[BEGIN Data section]

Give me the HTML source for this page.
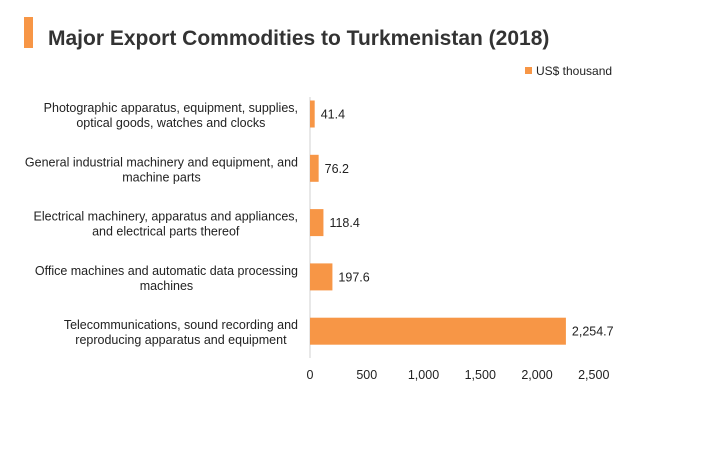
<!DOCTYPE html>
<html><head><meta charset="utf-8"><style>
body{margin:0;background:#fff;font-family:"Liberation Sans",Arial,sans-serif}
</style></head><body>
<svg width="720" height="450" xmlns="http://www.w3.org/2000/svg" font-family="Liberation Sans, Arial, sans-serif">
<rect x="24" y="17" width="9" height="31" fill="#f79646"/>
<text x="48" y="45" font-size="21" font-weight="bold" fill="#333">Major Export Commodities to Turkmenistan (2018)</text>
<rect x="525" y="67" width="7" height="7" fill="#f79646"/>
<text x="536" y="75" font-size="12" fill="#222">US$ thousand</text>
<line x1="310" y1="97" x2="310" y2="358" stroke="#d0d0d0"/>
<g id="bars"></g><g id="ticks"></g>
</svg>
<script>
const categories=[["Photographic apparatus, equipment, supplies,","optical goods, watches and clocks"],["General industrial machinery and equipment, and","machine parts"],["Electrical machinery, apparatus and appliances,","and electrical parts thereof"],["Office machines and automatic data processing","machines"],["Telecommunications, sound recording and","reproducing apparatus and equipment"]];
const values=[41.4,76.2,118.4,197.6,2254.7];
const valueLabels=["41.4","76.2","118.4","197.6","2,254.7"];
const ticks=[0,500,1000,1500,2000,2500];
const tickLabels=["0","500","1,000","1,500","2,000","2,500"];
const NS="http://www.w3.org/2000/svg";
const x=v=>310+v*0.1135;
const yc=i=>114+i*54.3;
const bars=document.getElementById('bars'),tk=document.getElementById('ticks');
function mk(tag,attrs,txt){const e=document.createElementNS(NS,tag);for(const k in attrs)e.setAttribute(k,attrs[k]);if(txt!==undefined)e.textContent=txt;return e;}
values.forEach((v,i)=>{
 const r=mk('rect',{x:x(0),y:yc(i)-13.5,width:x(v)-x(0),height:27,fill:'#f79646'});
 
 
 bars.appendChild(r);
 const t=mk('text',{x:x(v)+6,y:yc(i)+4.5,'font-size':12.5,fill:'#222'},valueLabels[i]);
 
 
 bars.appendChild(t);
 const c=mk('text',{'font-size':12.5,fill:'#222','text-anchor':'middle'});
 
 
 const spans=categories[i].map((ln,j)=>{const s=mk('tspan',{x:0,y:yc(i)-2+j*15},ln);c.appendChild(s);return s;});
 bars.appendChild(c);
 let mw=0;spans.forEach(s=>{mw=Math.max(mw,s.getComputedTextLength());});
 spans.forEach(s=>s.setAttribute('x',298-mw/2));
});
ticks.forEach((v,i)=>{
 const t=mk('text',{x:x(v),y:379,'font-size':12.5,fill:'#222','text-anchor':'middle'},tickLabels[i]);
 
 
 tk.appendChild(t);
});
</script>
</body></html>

[END Data section]

» **What is required**: Quote the material in full and exactly; do not carry over its pictures.

» **Problem solution**:
Give me the HTML source for this page.
<!DOCTYPE html>
<html><head><meta charset="utf-8"><style>
body{margin:0;background:#fff;font-family:"Liberation Sans",Arial,sans-serif}
</style></head><body>
<svg width="720" height="450" xmlns="http://www.w3.org/2000/svg" font-family="Liberation Sans, Arial, sans-serif">
<rect x="24" y="17" width="9" height="31" fill="#f79646"/>
<text x="48" y="45" font-size="21" font-weight="bold" fill="#333">Major Export Commodities to Turkmenistan (2018)</text>
<rect x="525" y="67" width="7" height="7" fill="#f79646"/>
<text x="536" y="75" font-size="12" fill="#222">US$ thousand</text>
<line x1="310" y1="97" x2="310" y2="358" stroke="#d0d0d0"/>
<g id="bars"></g><g id="ticks"></g>
</svg>
<script>
const categories=[["Photographic apparatus, equipment, supplies,","optical goods, watches and clocks"],["General industrial machinery and equipment, and","machine parts"],["Electrical machinery, apparatus and appliances,","and electrical parts thereof"],["Office machines and automatic data processing","machines"],["Telecommunications, sound recording and","reproducing apparatus and equipment"]];
const values=[41.4,76.2,118.4,197.6,2254.7];
const valueLabels=["41.4","76.2","118.4","197.6","2,254.7"];
const ticks=[0,500,1000,1500,2000,2500];
const tickLabels=["0","500","1,000","1,500","2,000","2,500"];
const NS="http://www.w3.org/2000/svg";
const x=v=>310+v*0.1135;
const yc=i=>114+i*54.3;
const bars=document.getElementById('bars'),tk=document.getElementById('ticks');
function mk(tag,attrs,txt){const e=document.createElementNS(NS,tag);for(const k in attrs)e.setAttribute(k,attrs[k]);if(txt!==undefined)e.textContent=txt;return e;}
values.forEach((v,i)=>{
 const r=mk('rect',{x:x(0),y:yc(i)-13.5,width:x(v)-x(0),height:27,fill:'#f79646'});
 
 
 bars.appendChild(r);
 const t=mk('text',{x:x(v)+6,y:yc(i)+4.5,'font-size':12.5,fill:'#222'},valueLabels[i]);
 
 
 bars.appendChild(t);
 const c=mk('text',{'font-size':12.5,fill:'#222','text-anchor':'middle'});
 
 
 const spans=categories[i].map((ln,j)=>{const s=mk('tspan',{x:0,y:yc(i)-2+j*15},ln);c.appendChild(s);return s;});
 bars.appendChild(c);
 let mw=0;spans.forEach(s=>{mw=Math.max(mw,s.getComputedTextLength());});
 spans.forEach(s=>s.setAttribute('x',298-mw/2));
});
ticks.forEach((v,i)=>{
 const t=mk('text',{x:x(v),y:379,'font-size':12.5,fill:'#222','text-anchor':'middle'},tickLabels[i]);
 
 
 tk.appendChild(t);
});
</script>
</body></html>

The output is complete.